You’re also playing a bunch of other festivals this summer – are there any that you’re particularly looking forward to?

‘I’m really looking forward to Secret Garden Party. I’d say that it was definitely the highlight of my festival season last year, and this year’s festival is the last ever, so I’m really excited for this one. The last time I did it was just magical, so this year’s should be pretty special.

If you could be in any band, which would it be and which instrument would you want to play?

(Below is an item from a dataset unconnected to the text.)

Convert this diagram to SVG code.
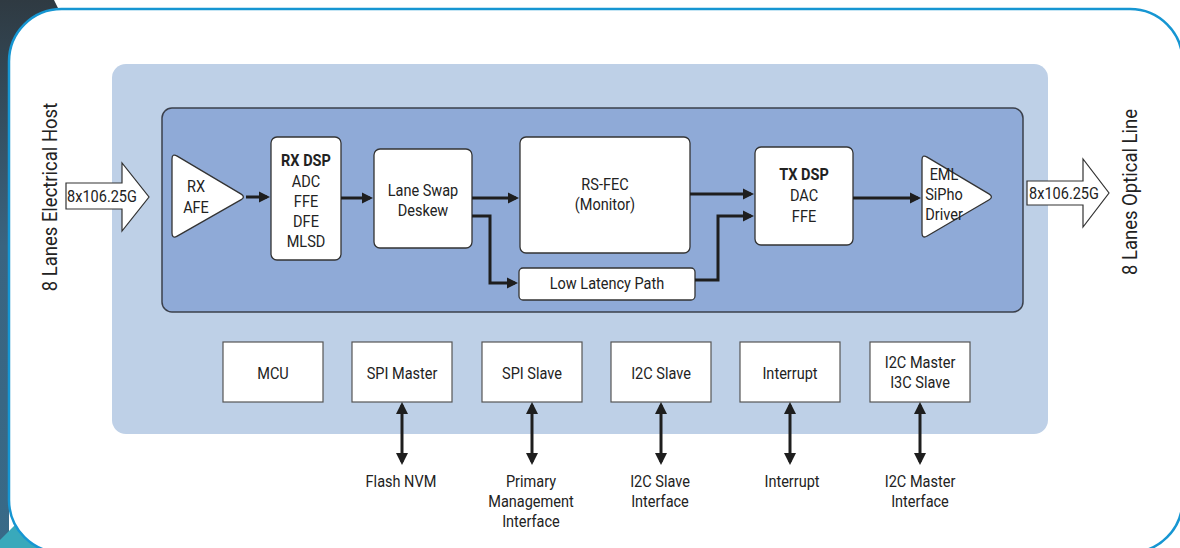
<svg xmlns="http://www.w3.org/2000/svg" width="1180" height="548" viewBox="0 0 1180 548">
<defs>
<linearGradient id="bgDark" x1="0" y1="0" x2="0" y2="1">
<stop offset="0" stop-color="#2f3a42"/>
<stop offset="0.45" stop-color="#3a6480"/>
<stop offset="1" stop-color="#386a88"/>
</linearGradient>
<marker id="ah" markerUnits="userSpaceOnUse" markerWidth="12" markerHeight="12" refX="8" refY="6" orient="auto-start-reverse" viewBox="0 0 12 12">
<path d="M0,0.5 L11,6 L0,11.5 Z" fill="#1e1e1e"/>
</marker>
<marker id="ah2" markerUnits="userSpaceOnUse" markerWidth="14" markerHeight="14" refX="9" refY="7" orient="auto-start-reverse" viewBox="0 0 14 14">
<path d="M0,1 L12,7 L0,13 Z" fill="#1e1e1e"/>
</marker>
</defs>
<style>
text{font-family:Roboto,"Liberation Sans",sans-serif;fill:#222;font-size:16.5px;text-anchor:middle;transform-box:fill-box;transform-origin:center;transform:scaleX(0.88)}
.b{font-weight:bold}
.box{fill:#fff;stroke:#333;stroke-width:1.3}
.sbox{fill:#fff;stroke:#555;stroke-width:1.2}
.con{fill:none;stroke:#1e1e1e;stroke-width:3}
.blk{fill:#fff;stroke:#333;stroke-width:1.2}
.vt{font-size:21px}
</style>
<!-- background -->
<rect x="0" y="0" width="1180" height="548" fill="#fff"/>
<path d="M0,0 L54,0 L60,12 L9,60 L9,548 L0,548 Z" fill="url(#bgDark)"/>
<path d="M0,548 L0,540 L16,524 L60,548 Z" fill="#39a9bb"/>
<rect x="9" y="9" width="1173.5" height="543.5" rx="52.5" fill="#fff" stroke="#1696d2" stroke-width="2.5"/>
<!-- containers -->
<rect id="outer" x="112" y="64" width="936" height="370" rx="14" fill="#bed0e7"/>
<rect id="inner" x="162" y="108" width="861" height="204" rx="10" fill="#8faad7" stroke="#3b404c" stroke-width="1.5"/>
<!-- side labels -->
<g id="host-label" transform="translate(57,197) rotate(-90)"><text class="vt" x="0" y="0">8 Lanes Electrical Host</text></g>
<g id="line-label" transform="translate(1137,192) rotate(-90)"><text class="vt" x="0" y="0">8 Lanes Optical Line</text></g>
<g id="in-arrow">
<path class="blk" d="M66,183 L122,183 L122,163 L149,197 L122,231 L122,209 L66,209 Z"/>
<text x="102" y="202">8x106.25G</text>
</g>
<g id="out-arrow">
<path class="blk" d="M1027,181 L1083,181 L1083,159 L1109,193 L1083,227 L1083,205 L1027,205 Z"/>
<text x="1064" y="199">8x106.25G</text>
</g>
<g id="rx-afe">
<path class="box" d="M172,159 Q172,153 177.2,156.1 L240.8,193.9 Q246,197 240.8,199.9 L177.2,236.1 Q172,239 172,233 Z"/>
<text x="196" y="192">RX</text>
<text x="196" y="213">AFE</text>
</g>
<g id="rx-dsp">
<rect class="box" x="271" y="137" width="70" height="123" rx="6"/>
<text class="b" x="306" y="166">RX DSP</text>
<text x="306" y="187">ADC</text>
<text x="306" y="207">FFE</text>
<text x="306" y="227">DFE</text>
<text x="306" y="247">MLSD</text>
</g>
<g id="lane-swap">
<rect class="box" x="374" y="149" width="98" height="99" rx="6"/>
<text x="423" y="196">Lane Swap</text>
<text x="423" y="216">Deskew</text>
</g>
<g id="rs-fec">
<rect class="box" x="520" y="137" width="170" height="116" rx="6"/>
<text x="605" y="190">RS-FEC</text>
<text x="605" y="210">(Monitor)</text>
</g>
<g id="llp">
<rect class="box" x="519" y="268" width="176" height="32" rx="4"/>
<text x="607" y="289">Low Latency Path</text>
</g>
<g id="tx-dsp">
<rect class="box" x="755" y="147" width="98" height="98" rx="6"/>
<text class="b" x="804" y="180">TX DSP</text>
<text x="804" y="201">DAC</text>
<text x="804" y="222">FFE</text>
</g>
<g id="eml">
<path class="box" d="M922,160 Q922,154 927.1,157.1 L988.9,193.9 Q994,197 988.8,200 L927.2,236 Q922,239 922,233 Z"/>
<text x="944" y="180">EML</text>
<text x="944" y="200">SiPho</text>
<text x="944" y="220">Driver</text>
</g>
<g id="mcu"><rect class="sbox" x="223" y="342" width="100" height="60"/><text x="273" y="379">MCU</text></g>
<g id="spi-master"><rect class="sbox" x="352" y="342" width="100" height="60"/><text x="402" y="379">SPI Master</text></g>
<g id="spi-slave"><rect class="sbox" x="482" y="342" width="100" height="60"/><text x="532" y="379">SPI Slave</text></g>
<g id="i2c-slave"><rect class="sbox" x="611" y="342" width="100" height="60"/><text x="661" y="379">I2C Slave</text></g>
<g id="interrupt"><rect class="sbox" x="740" y="342" width="100" height="60"/><text x="790" y="379">Interrupt</text></g>
<g id="i2c-master"><rect class="sbox" x="870" y="342" width="100" height="60"/><text x="920" y="368">I2C Master</text><text x="920" y="388">I3C Slave</text></g>
<g id="ext-labels">
<text x="401" y="487">Flash NVM</text>
<text x="531" y="487">Primary</text>
<text x="531" y="507">Management</text>
<text x="531" y="527">Interface</text>
<text x="660" y="487">I2C Slave</text>
<text x="660" y="507">Interface</text>
<text x="792" y="487">Interrupt</text>
<text x="920" y="487">I2C Master</text>
<text x="920" y="507">Interface</text>
</g>
<g id="connectors">
<path class="con" marker-end="url(#ah)" d="M246,197 L267,197"/>
<path class="con" marker-end="url(#ah)" d="M341,198 L370,198"/>
<path class="con" marker-end="url(#ah)" d="M472,198 L516,198"/>
<path class="con" marker-end="url(#ah)" d="M472,216 L490,216 L490,283 L515,283"/>
<path class="con" marker-end="url(#ah)" d="M690,194 L751,194"/>
<path class="con" marker-end="url(#ah)" d="M695,280 L718,280 L718,216 L751,216"/>
<path class="con" marker-end="url(#ah)" d="M853,198 L918,198"/>
<path class="con" marker-start="url(#ah2)" marker-end="url(#ah2)" d="M402,405 L402,462"/>
<path class="con" marker-start="url(#ah2)" marker-end="url(#ah2)" d="M532,405 L532,462"/>
<path class="con" marker-start="url(#ah2)" marker-end="url(#ah2)" d="M661,405 L661,462"/>
<path class="con" marker-start="url(#ah2)" marker-end="url(#ah2)" d="M790,405 L790,462"/>
<path class="con" marker-start="url(#ah2)" marker-end="url(#ah2)" d="M920,405 L920,462"/>
</g>
</svg>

‘I’d probably have a lot of fun in Anderson .Paak’s band. I’d want to play percussion, because I feel like his music is unbelievably groovy, so I’d like to be a part of that in some way. I’d just grab some bongos and go wild. I’d love to be in Adele’s band, doing some backing vocals, just so that I could watch a master at work.

 

 

Out of every song ever recorded, which do you wish you’d written?

Ain’t No Sunshine. It just captures so much emotion, and it’s so, so simple. It’s in true Bill Withers fashion – I feel like he’s the king of profound simplicity when it comes to lyrics.

What’s the strangest thing that’s ever happened to you?

‘Something quite funny happened to me the other day… I was doing an outdoor gig, and there was a girl in the crowd who was bopping along for the whole gig, and looking like she was having the time of her life. Halfway through, I realised that she was wearing earphones! I actually called her out on it, and she said ‘there’s nothing playing!’. She took them out after that, though. That was pretty strange.

Describe yourself in three words?

‘Male. Twenty-two. Singer/songwriter.